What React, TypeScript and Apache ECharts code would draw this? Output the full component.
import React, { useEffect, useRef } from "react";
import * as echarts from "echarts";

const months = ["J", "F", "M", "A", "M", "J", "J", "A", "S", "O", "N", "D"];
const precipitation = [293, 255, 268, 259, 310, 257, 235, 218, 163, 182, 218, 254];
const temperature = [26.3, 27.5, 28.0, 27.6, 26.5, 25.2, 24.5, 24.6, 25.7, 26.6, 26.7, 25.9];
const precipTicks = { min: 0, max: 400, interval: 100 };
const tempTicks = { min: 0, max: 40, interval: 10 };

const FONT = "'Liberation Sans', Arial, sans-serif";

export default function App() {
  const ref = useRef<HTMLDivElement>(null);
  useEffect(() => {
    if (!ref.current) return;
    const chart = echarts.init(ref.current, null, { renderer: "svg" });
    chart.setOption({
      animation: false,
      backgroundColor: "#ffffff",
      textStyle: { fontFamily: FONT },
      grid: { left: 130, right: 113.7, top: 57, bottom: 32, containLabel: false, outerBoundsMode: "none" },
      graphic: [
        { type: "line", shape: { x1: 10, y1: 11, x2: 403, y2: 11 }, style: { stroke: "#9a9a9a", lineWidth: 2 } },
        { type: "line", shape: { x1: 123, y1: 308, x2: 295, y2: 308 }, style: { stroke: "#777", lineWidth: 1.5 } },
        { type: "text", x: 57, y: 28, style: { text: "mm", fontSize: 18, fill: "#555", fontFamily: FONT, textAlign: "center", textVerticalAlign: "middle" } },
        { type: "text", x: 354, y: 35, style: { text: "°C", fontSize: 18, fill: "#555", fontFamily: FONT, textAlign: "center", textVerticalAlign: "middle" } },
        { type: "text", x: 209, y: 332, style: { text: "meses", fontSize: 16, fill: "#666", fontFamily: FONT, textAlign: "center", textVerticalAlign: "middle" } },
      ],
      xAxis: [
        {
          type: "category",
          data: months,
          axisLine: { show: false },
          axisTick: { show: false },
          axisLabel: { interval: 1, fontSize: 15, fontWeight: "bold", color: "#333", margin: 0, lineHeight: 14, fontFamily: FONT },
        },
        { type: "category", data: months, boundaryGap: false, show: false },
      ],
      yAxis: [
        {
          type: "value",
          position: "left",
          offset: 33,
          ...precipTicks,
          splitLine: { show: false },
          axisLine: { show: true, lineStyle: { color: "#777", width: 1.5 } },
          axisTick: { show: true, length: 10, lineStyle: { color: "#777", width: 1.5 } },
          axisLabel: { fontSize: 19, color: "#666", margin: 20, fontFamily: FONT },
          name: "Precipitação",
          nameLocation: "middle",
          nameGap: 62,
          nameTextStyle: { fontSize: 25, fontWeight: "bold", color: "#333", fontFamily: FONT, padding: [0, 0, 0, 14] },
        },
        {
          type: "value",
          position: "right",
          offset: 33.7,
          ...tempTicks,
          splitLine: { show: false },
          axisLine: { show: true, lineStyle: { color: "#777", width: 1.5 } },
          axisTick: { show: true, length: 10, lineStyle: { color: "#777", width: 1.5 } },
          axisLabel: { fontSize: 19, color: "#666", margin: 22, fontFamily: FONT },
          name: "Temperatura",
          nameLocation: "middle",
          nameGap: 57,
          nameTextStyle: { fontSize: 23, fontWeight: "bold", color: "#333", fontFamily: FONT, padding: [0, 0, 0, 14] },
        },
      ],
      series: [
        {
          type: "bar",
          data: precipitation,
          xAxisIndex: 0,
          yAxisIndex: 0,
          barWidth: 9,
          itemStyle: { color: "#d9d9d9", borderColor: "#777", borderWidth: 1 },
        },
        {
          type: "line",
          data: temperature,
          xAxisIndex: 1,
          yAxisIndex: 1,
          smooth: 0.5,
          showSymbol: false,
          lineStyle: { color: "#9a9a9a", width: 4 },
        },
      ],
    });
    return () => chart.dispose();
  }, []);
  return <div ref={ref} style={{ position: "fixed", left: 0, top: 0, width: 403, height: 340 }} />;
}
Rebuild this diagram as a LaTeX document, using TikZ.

========================================

Copy out the listing above, line by line and exactly, from its first line to the line holding "import * as", inclusive.

RESULT
What React, TypeScript and Apache ECharts code would draw this? Output the full component.
import React, { useEffect, useRef } from "react";
import * as echarts from "echarts";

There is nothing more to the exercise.